**TASK REQUIREMENTS**
Copy out each line of the listing that has the word "this" in it.

Entries with chart source code:
++++
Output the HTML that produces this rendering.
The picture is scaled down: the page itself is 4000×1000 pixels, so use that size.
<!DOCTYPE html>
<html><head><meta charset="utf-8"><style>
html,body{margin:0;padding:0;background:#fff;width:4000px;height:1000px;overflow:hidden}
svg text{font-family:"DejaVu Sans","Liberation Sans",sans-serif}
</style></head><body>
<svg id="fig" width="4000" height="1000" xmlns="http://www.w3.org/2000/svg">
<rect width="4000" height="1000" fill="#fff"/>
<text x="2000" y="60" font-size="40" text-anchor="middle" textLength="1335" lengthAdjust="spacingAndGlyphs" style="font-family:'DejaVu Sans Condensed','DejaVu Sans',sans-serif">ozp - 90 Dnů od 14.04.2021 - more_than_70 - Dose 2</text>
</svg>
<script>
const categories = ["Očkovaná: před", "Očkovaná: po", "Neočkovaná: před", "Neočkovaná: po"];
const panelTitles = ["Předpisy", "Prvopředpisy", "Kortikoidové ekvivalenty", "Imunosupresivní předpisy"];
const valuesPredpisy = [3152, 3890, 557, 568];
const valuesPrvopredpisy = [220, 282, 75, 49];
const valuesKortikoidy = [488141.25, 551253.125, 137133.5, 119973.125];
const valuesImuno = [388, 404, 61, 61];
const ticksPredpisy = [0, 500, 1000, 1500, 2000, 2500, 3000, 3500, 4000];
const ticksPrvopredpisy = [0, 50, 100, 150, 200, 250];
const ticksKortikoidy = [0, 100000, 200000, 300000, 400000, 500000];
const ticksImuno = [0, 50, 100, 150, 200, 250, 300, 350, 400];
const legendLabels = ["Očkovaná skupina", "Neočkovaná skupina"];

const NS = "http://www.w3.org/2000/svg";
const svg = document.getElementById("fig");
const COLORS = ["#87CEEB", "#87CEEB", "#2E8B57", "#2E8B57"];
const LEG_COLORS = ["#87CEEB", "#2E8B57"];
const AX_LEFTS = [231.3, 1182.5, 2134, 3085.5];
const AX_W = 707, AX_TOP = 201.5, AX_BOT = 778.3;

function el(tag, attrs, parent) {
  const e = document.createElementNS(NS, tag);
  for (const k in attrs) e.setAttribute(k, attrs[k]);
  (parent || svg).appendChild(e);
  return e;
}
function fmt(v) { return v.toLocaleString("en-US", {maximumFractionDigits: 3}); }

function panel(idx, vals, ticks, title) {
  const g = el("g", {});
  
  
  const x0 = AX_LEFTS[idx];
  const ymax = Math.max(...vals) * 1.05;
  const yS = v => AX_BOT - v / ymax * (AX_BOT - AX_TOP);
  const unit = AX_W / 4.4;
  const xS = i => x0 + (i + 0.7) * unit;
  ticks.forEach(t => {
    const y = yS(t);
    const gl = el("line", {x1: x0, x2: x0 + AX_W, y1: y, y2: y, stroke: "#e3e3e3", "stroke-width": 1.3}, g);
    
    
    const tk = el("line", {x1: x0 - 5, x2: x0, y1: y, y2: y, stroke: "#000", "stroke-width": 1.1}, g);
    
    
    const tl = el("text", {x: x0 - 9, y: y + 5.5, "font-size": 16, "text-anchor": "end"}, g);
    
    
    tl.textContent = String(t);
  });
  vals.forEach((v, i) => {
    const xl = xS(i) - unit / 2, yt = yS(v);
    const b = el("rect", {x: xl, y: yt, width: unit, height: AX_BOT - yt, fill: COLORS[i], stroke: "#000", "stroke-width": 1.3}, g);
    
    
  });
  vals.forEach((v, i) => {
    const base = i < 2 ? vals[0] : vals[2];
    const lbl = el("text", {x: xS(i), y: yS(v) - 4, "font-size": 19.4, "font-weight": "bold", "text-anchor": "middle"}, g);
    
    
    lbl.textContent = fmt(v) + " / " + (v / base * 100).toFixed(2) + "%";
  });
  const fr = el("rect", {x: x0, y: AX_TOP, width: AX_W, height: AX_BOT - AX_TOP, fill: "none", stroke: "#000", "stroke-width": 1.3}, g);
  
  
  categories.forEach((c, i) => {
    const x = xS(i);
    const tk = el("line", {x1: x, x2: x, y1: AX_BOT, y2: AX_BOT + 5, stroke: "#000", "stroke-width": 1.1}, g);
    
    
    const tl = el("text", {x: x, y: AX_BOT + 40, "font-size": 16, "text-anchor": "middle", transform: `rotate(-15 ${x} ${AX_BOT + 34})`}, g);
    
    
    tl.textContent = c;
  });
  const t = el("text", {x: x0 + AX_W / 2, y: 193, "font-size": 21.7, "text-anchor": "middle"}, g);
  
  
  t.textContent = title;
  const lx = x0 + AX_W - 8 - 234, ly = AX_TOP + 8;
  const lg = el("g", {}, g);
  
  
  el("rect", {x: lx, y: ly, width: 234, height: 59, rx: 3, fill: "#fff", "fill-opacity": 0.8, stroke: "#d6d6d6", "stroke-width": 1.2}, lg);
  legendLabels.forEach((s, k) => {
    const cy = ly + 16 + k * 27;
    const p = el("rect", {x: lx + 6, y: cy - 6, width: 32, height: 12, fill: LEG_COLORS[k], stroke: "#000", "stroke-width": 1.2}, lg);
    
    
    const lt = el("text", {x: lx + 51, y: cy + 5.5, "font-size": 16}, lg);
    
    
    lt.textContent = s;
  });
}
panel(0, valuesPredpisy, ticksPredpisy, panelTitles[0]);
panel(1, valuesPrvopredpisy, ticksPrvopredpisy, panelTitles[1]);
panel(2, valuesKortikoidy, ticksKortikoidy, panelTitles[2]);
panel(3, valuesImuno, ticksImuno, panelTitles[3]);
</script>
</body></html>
++++
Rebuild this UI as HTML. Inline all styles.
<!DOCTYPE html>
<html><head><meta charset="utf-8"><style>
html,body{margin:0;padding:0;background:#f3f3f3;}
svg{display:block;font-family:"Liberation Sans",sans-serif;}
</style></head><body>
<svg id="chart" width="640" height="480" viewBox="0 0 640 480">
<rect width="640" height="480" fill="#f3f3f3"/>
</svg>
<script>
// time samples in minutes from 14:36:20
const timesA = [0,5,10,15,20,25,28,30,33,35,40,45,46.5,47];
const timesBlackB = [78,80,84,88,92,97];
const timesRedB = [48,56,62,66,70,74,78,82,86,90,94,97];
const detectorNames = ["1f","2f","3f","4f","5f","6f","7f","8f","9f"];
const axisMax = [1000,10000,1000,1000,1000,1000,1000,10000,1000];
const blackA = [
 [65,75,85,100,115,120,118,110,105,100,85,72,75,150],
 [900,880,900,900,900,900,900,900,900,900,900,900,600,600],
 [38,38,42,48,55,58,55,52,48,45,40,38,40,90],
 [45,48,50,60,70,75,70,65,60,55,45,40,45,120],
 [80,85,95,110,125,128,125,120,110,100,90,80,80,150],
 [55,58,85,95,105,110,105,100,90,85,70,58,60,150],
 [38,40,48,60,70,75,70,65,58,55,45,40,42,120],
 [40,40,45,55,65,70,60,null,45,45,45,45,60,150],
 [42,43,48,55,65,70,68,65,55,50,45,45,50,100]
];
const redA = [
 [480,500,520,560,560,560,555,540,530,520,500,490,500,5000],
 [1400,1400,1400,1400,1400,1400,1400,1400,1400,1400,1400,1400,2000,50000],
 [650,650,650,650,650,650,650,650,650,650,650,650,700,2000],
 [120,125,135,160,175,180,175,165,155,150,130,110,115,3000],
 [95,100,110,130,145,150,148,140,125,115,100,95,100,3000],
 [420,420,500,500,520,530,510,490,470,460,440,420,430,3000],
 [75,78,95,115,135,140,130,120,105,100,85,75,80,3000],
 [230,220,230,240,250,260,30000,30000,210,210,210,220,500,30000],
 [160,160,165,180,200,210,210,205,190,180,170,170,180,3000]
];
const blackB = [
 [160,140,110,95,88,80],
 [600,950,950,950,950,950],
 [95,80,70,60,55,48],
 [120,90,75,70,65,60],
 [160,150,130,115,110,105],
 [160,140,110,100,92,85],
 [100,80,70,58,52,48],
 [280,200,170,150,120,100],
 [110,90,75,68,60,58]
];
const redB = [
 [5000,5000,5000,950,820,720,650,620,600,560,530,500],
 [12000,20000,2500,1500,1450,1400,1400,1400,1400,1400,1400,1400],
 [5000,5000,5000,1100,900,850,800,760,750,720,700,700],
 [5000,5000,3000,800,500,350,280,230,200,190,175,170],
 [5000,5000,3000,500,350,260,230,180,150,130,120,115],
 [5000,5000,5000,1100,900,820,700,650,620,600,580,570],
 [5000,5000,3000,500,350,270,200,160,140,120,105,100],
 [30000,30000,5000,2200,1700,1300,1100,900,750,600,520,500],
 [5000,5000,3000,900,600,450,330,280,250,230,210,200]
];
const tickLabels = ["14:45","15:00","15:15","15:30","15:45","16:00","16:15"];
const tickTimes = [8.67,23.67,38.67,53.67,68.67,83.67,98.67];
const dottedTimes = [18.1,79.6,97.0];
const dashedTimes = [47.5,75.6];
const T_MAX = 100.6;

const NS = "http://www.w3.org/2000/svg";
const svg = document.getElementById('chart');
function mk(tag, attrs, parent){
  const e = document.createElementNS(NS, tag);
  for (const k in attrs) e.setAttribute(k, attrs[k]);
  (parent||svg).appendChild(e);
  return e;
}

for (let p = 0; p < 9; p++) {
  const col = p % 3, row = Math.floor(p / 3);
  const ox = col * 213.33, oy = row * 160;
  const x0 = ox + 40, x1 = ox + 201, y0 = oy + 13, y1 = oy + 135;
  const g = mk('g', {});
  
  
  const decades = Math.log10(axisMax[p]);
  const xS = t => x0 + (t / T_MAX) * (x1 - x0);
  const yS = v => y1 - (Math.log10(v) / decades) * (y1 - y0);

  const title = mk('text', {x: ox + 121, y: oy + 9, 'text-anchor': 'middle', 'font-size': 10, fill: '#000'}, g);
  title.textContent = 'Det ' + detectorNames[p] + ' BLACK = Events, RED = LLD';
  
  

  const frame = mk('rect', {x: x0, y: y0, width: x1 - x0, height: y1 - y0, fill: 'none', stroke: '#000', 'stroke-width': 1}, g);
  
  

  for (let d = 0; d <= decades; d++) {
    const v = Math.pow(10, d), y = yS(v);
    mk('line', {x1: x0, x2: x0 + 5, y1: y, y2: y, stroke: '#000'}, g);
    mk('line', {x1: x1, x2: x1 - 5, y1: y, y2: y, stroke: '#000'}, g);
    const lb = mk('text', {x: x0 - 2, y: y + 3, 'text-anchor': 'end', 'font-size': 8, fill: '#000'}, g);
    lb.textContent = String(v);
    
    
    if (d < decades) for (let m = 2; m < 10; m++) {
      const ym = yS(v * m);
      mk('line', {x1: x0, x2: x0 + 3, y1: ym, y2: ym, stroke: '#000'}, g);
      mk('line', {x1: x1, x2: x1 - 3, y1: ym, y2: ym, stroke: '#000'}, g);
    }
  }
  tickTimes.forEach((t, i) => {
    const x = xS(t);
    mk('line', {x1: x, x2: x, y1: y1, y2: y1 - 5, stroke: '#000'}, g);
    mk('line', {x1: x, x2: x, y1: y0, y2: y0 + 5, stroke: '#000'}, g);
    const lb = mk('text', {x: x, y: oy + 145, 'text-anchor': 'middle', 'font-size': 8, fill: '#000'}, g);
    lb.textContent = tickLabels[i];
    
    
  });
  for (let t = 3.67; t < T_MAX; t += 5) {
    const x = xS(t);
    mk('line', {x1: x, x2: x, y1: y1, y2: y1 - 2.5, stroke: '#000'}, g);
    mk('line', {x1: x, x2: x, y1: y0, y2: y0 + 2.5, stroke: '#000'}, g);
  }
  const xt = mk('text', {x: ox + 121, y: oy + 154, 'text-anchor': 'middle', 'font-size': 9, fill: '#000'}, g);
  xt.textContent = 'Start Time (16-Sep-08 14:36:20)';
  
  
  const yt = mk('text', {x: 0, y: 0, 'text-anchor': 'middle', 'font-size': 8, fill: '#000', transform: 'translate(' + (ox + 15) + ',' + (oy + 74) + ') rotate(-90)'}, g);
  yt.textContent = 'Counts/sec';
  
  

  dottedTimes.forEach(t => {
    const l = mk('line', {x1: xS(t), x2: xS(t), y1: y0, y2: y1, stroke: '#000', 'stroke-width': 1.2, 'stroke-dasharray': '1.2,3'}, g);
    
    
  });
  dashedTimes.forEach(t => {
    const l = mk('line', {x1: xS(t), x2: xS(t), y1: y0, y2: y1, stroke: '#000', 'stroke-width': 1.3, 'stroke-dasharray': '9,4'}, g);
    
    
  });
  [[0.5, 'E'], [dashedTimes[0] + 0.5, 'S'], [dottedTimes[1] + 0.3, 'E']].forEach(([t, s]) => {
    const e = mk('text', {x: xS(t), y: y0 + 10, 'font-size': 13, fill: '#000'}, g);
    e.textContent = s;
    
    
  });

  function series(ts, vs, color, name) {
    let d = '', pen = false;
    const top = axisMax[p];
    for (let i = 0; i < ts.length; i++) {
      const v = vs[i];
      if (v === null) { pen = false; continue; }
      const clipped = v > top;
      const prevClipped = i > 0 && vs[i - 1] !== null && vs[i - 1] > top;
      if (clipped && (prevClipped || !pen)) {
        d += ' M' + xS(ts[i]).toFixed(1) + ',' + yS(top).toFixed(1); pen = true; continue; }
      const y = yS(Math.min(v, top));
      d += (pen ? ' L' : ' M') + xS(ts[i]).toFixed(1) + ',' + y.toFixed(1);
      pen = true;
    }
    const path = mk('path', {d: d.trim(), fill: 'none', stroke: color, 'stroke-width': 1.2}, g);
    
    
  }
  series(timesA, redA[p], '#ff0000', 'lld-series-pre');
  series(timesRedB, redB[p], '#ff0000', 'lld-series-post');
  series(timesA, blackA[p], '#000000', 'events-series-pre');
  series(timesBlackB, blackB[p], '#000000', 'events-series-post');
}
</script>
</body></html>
++++
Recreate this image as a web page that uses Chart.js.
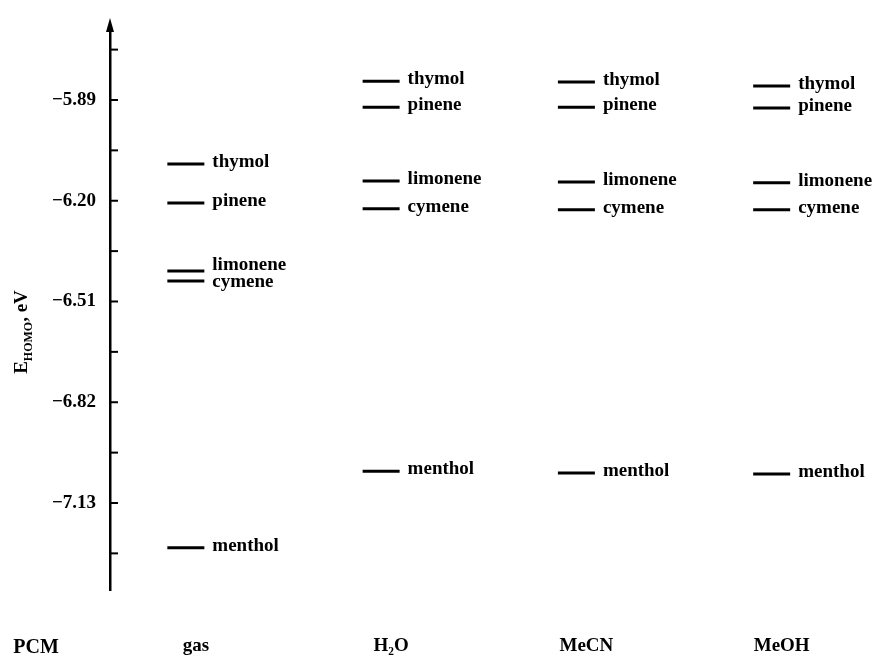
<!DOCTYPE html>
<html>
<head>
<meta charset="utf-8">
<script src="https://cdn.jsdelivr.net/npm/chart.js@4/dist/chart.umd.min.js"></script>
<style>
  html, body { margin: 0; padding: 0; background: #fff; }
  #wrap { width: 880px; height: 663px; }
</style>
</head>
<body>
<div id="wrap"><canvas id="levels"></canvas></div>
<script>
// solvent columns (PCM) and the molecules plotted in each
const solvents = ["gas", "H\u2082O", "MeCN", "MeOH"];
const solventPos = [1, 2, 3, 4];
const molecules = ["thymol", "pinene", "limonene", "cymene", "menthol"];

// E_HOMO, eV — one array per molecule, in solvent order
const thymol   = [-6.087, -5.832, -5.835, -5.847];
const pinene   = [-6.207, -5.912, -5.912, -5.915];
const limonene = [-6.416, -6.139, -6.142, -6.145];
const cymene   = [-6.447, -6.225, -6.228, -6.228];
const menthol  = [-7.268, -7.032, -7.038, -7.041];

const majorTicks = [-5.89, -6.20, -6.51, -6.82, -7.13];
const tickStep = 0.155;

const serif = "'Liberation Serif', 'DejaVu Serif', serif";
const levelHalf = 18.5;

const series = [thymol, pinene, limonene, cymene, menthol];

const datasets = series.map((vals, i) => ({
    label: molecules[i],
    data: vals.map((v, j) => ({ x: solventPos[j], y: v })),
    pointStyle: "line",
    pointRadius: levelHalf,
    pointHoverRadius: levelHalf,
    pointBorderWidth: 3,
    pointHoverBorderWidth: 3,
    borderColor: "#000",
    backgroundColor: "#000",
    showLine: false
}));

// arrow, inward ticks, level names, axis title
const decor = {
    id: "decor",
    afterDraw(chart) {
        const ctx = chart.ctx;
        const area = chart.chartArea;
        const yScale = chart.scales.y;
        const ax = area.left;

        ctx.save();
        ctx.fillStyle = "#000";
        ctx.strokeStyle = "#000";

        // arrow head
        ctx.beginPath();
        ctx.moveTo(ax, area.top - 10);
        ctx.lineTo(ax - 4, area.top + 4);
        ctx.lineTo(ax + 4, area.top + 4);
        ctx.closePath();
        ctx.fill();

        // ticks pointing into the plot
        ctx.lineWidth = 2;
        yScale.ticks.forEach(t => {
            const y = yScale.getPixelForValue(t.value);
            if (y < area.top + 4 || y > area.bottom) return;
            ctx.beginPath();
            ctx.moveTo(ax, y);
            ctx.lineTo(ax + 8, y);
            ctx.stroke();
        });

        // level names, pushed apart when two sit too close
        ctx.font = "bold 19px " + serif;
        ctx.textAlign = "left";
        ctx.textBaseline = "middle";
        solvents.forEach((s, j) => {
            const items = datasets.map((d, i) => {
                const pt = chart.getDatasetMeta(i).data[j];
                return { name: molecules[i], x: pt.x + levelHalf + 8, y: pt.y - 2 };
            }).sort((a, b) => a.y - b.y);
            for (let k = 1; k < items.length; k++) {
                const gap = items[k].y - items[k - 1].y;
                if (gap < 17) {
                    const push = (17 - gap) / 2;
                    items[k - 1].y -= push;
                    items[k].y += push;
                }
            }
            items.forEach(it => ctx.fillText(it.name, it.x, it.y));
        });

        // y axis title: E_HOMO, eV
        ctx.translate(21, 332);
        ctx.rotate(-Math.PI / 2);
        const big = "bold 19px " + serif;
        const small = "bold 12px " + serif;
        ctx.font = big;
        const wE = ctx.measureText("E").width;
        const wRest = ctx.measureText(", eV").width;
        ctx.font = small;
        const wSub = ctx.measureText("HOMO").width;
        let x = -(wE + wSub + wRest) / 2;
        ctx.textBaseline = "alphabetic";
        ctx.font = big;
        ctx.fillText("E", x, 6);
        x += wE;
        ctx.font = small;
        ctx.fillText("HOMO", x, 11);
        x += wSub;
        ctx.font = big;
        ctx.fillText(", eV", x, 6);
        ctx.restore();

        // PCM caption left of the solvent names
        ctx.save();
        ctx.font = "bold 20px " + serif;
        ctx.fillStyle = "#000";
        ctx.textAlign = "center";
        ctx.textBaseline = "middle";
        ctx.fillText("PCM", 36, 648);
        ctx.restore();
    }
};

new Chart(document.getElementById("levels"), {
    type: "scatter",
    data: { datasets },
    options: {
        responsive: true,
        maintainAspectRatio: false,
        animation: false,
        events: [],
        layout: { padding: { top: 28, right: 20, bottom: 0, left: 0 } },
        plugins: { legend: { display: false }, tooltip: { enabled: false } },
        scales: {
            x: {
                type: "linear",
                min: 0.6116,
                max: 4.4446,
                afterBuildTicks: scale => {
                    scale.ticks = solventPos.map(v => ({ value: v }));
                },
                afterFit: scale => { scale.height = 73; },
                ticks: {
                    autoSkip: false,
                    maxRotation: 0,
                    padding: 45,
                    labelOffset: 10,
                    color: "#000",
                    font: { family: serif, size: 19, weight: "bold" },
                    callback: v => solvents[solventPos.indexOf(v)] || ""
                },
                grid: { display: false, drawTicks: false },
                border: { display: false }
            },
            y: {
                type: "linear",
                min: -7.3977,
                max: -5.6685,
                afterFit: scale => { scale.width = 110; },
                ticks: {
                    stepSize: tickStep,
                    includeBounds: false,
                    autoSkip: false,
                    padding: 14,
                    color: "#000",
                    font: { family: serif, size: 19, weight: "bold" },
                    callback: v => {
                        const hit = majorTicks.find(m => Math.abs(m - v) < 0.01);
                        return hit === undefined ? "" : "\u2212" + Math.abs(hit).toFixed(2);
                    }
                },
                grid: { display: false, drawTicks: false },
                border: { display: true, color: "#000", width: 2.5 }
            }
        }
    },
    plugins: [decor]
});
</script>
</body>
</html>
++++
**FINISHED EXERCISE**
Output the HTML that produces this rendering.
Rebuild this UI as HTML. Inline all styles.
Recreate this image as a web page that uses Chart.js.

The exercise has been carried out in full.